Trzeba pamiętać, że nalewki lecznicze, jak sama nazwa wskazuje, mają leczyć, regulować, usprawniać i pomagać. Trzeba także koniecznie pamiętać, że upicie się mocniejszymi nalewkami leczniczymi może mieć poważne konsekwencje. Na przykład jałowcówka, która ma usprawnić trawienie w ilościach do 100 gram do posiłku jest jak najbardziej bezpieczna, a nawet wskazana, jeśli mamy np. zjeść większą porcję mięsa. Wypita w większej ilości może bardzo poważnie rozregulować układ pokarmowy (efekt może być porównywalny z przedawkowaniem kropli żołądkowych). Dodatek cukru bądź słodkiego syropu wprawdzie nie ma praktycznego wpływu na działanie nalewek, ale jest ich integralną częścią związaną z bukietem smakowym.
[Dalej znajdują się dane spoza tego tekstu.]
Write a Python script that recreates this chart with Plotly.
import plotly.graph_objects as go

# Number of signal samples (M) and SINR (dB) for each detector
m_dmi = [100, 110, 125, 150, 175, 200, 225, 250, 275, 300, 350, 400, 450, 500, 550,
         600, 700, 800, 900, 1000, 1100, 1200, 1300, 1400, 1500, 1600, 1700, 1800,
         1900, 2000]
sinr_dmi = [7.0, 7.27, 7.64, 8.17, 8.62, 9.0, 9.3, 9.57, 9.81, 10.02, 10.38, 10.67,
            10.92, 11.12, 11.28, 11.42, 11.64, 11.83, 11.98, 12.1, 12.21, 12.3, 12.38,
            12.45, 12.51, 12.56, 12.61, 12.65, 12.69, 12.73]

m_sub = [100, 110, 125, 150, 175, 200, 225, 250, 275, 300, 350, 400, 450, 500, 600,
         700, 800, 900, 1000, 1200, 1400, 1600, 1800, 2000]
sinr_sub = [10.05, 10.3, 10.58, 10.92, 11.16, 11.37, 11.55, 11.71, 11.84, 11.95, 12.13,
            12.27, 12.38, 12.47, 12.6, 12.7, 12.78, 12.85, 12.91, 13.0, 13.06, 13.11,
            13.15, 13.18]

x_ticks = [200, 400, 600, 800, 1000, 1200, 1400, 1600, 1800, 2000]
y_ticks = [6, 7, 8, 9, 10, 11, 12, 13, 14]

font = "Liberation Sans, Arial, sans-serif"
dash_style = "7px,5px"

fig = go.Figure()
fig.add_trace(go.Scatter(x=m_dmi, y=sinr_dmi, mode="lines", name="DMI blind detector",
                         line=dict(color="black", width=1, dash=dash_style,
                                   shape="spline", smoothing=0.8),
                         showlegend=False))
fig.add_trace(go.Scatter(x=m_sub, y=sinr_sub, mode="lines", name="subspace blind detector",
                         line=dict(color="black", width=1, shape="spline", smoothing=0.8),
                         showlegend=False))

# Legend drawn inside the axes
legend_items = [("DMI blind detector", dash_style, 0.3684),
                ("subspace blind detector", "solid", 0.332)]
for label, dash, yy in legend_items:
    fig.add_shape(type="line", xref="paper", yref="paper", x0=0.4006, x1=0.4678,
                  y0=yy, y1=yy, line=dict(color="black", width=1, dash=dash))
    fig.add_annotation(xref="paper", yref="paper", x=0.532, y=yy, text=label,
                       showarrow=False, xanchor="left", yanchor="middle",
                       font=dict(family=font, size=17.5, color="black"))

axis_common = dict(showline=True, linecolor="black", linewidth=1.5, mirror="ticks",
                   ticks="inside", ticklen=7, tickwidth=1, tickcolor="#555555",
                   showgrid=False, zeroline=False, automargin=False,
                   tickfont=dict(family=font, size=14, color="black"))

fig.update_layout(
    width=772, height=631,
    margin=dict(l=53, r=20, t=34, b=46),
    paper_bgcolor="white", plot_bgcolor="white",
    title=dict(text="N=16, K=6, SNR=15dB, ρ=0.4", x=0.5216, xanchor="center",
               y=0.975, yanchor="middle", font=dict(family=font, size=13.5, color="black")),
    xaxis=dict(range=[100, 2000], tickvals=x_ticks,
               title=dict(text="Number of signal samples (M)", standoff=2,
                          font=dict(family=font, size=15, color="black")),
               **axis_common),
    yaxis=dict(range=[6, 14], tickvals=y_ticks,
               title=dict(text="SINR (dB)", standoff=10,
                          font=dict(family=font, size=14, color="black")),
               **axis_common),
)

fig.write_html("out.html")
Oto tylko kilka stosunkowo prostych przykładów pokazujących mechanizm tworzenia typowej nalewki.
Tarninówka
Owoce rozcinamy i zostawiamy na 24 godziny, aby puściły soki. Następnie wkładamy je do butli, zalewamy alkoholem tak, aby je przykrył, i pozostawiamy na kilka tygodni. Jeśli pozostawimy w takim stanie jeszcze przez kilka miesięcy to nalewka będzie „nabierać mocy”.
Nalewka z tarniny ułatwia trawienie, poprawia samopoczucie oraz lekko stymuluje układ oddechowy. Zdecydowanie nie należy jej nadużywać. Optymalna dawka to 20-50 g. przed obiadem. Przeciwdziała miażdżycy.
Jałowcówka
Umyte szyszki jałowca (300 g) włożyć do naczynia i zalać uprzednio przygotowanym alkoholem (700 g) .Dobrze zakorkować, macerować je przez około 4 tygodnie (potrząsać butelką od czasu do czasu). Po upływie tego czasu alkohol przelać do drugiej butelki, (najlepiej przez lejek z watą), ewentualnie osłodzić i wymieszać. Po paru dniach jałowcówka nadaje się do spożycia.
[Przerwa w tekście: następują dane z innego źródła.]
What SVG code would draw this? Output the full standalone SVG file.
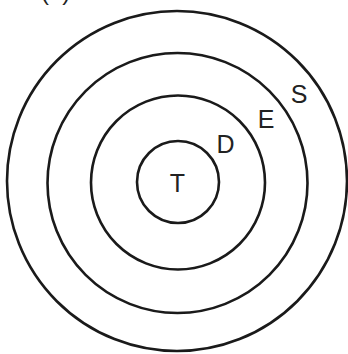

Pozwala nam zjeść więcej tłuściej i ciężej (chodzi tutaj zwłaszcza o mięsa). Radykalnie zmniejsza przy tym nieprzyjemne skutki obżarstwa. Wspomaga układ pokarmowy pobudzając wydzielanie soków trawiennych oraz żółci. Pomaga również na artretyzm.
Brzoskwiniówka
Brzoskwinie drylujemy, dzielimy po osiem, wkładamy do słoja i zalewamy alkoholem. Słój odstawiamy na 2 miesiące i co kilka dni nim potrząsamy. Po 2 miesiącach rozpuszczamy w wodzie cukier i dodajemy sok z cytryny. Do jeszcze ciepłego syropu cukrowego wlewamy nalew z brzoskwiń i całość odstawiamy na 3 miesiące. Po tym czasie nalewkę filtrujemy i rozlewamy w butelki.
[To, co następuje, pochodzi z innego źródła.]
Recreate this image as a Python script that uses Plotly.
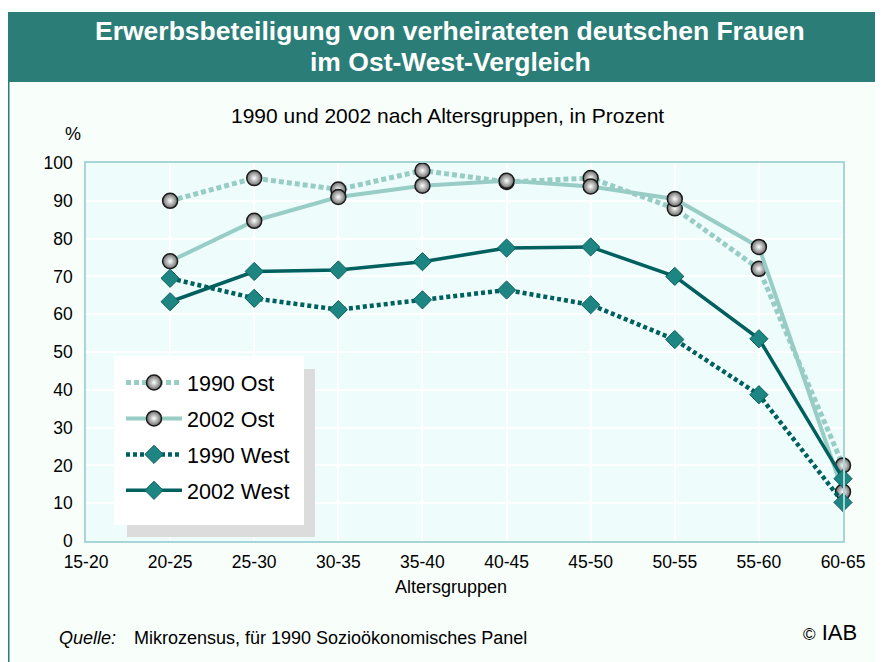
import plotly.graph_objects as go

categories = ["15-20", "20-25", "25-30", "30-35", "35-40", "40-45", "45-50", "50-55", "55-60", "60-65"]
ost_1990 = [None, 90, 96, 93, 98, 95, 96, 88, 72, 20]
ost_2002 = [None, 74, 84.7, 91, 94, 95.3, 93.8, 90.5, 77.8, 13]
west_1990 = [None, 69.5, 64.2, 61.2, 63.8, 66.4, 62.5, 53.3, 38.7, 10.2]
west_2002 = [None, 63.3, 71.3, 71.7, 73.9, 77.5, 77.8, 70.0, 53.5, 16.5]
y_ticks = list(range(0, 101, 10))

LIGHT = "#97cdc4"
DARK = "#00605f"
TEAL_HDR = "#2b7d77"
FONT = "Liberation Sans, Arial, sans-serif"

# page body has an 8px margin -> figure is 875x654, placed at (8, 8)
W, H = 875, 654
PL, PR, PT, PB = 86, 843, 163, 541  # plot area in window coordinates
PW, PH = PR - PL, PB - PT


def px(X):
    return (X - PL) / PW


def py(Y):
    return (PB - Y) / PH


fig = go.Figure()

sphere = dict(symbol="circle", size=15, color="#6a6a6a",
              gradient=dict(type="radial", color="#ffffff"),
              line=dict(color="#1a1a1a", width=1.5))
diamond = dict(symbol="diamond", size=14, color="#1d8683",
               line=dict(color="#0b5e5c", width=1))

fig.add_trace(go.Scatter(x=categories, y=ost_1990, name="1990 Ost", mode="lines+markers",
                         line=dict(color=LIGHT, width=5, dash="5px,3px"), marker=sphere,
                         cliponaxis=False, legendgroup="a"))
fig.add_trace(go.Scatter(x=categories, y=ost_2002, name="2002 Ost", mode="lines+markers",
                         line=dict(color=LIGHT, width=4), marker=sphere,
                         cliponaxis=False, legendgroup="b"))
fig.add_trace(go.Scatter(x=categories, y=west_1990, name="1990 West", mode="lines+markers",
                         line=dict(color=DARK, width=4.5, dash="4px,3px"), marker=diamond,
                         cliponaxis=False, legendgroup="c"))
fig.add_trace(go.Scatter(x=categories, y=west_2002, name="2002 West", mode="lines+markers",
                         line=dict(color=DARK, width=3.5), marker=diamond,
                         cliponaxis=False, legendgroup="d"))

shapes = [
    # body frame left border
    dict(type="line", xref="paper", yref="paper", x0=px(8.5), x1=px(8.5),
         y0=py(662), y1=py(82), line=dict(color=TEAL_HDR, width=2), layer="below"),
    # header box
    dict(type="rect", xref="paper", yref="paper",
         x0=px(7), x1=px(884), y0=py(82), y1=py(12),
         fillcolor=TEAL_HDR, line=dict(width=0), layer="below"),
    # legend shadow
    dict(type="rect", xref="paper", yref="paper",
         x0=px(127), x1=px(315), y0=py(537), y1=py(369),
         fillcolor="#dcdcdc", line=dict(width=0), layer="above"),
    # legend box
    dict(type="rect", xref="paper", yref="paper",
         x0=px(114), x1=px(304), y0=py(525), y1=py(356),
         fillcolor="white", line=dict(width=0), layer="above"),
]


def ann(text, X, Y, size, xanchor="center", color="black"):
    return dict(text=text, xref="paper", yref="paper", x=px(X), y=py(Y), showarrow=False,
                font=dict(family=FONT, size=size, color=color), xanchor=xanchor,
                yanchor="middle")


annotations = [
    ann("<b>Erwerbsbeteiligung von verheirateten deutschen Frauen</b>", 450, 31, 26.5, color="white"),
    ann("<b>im Ost-West-Vergleich</b>", 450, 62, 26.5, color="white"),
    ann("1990 und 2002 nach Altersgruppen, in Prozent", 447, 115, 21),
    ann("%", 73, 134, 18),
    ann("Altersgruppen", 451, 587, 18),
    ann("<i>Quelle:</i>", 57, 638, 18, xanchor="left"),
    ann("Mikrozensus, für 1990 Sozioökonomisches Panel", 132, 638, 18, xanchor="left"),
    ann("<span style='font-size:17px'>©</span> IAB", 859, 632, 22, xanchor="right"),
]

fig.update_layout(
    width=W, height=H,
    margin=dict(l=PL - 8, r=W - (PR - 8), t=PT - 8, b=H - (PB - 8)),
    paper_bgcolor="#f8fefa",
    plot_bgcolor="#effcfc",
    font=dict(family=FONT, size=17.5, color="black"),
    showlegend=True,
    legend=dict(x=px(121), y=py(362), xanchor="left", yanchor="top",
                bgcolor="rgba(0,0,0,0)", borderwidth=0, font=dict(family=FONT, size=21.5),
                tracegroupgap=5, itemwidth=56),
    shapes=shapes,
    annotations=annotations,
    xaxis=dict(type="category", categoryorder="array", categoryarray=categories,
               range=[0, 9], showgrid=True, gridcolor="white", gridwidth=2,
               showline=True, linecolor="#a8d6d6", linewidth=1.5, mirror=True,
               ticks="", tickfont=dict(size=17.5), ticklabelstandoff=4,
               zeroline=False, fixedrange=True),
    yaxis=dict(range=[0, 100], tickvals=y_ticks, showgrid=True, gridcolor="white", gridwidth=2,
               showline=True, linecolor="#a8d6d6", linewidth=1.5, mirror=True,
               ticks="", tickfont=dict(size=17.5), ticklabelstandoff=8,
               zeroline=False, fixedrange=True),
)

fig.write_html("out.html")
Systematyczne spożywaniem w niewielkich ilościach zmniejsza ryzyko zachorowania na raka.
Dereniówka
Starannie umyte owoce (300 g) wrzucamy do słoja, zasypujemy 50 g. cukru, zostawiamy na kilka dni , po czym zalewamy alkoholem i odstawiamy na dwa tygodnie . Po tym czasie rozcieńczamy i dosładzamy, i odstawiamy nalewkę na pół roku, aby leżakowała. Ma działanie aseptyczne oraz wspomaga trawienie. Jest idealnym dodatkiem do tłustych potraw.
Pigwówka
Owoce pigwowca myjemy, usuwamy gniazda nasienne i kroimy w kostkę. Zalewamy spirytusem zmieszanym z wódką na miesiąc i co kilka dni potrząsamy słojem. Po miesiącu zlewamy nalew, a owoce zasypujemy cukrem. Co kilka dni mieszamy, aż cukier całkowicie się rozpuści. Powstały syrop łączymy z nalewem. Nalewka długo się klaruje i dojrzewa co najmniej 3 miesiące. Jest świetnym dodatkiem deserowym.
Orzechówka
Niedojrzałe orzechy ( które można ciąć nożem) tniemy w cieniutkie plasterki i zalewamy alkoholem i zostawiamy na kilka tygodni (proporcje 1:1). Pijemy niewielkie dawki po obfitym i ciężkim posiłku łagodzą skutki obżarstwa.
Nasi przodkowie przez wieki korzystali ze wspaniałego bogactwa tej wiedzy ROZUMNIE. Dzięki temu staropolska sztuka przyrządzania nalewek tak pięknie rozwijała się, dając nam dzisiaj unikalne dziedzictwo. Rozum i umiar – to jedyna droga do tego, by nie zmarnować takiego spadku i przekazać go naszym następcom.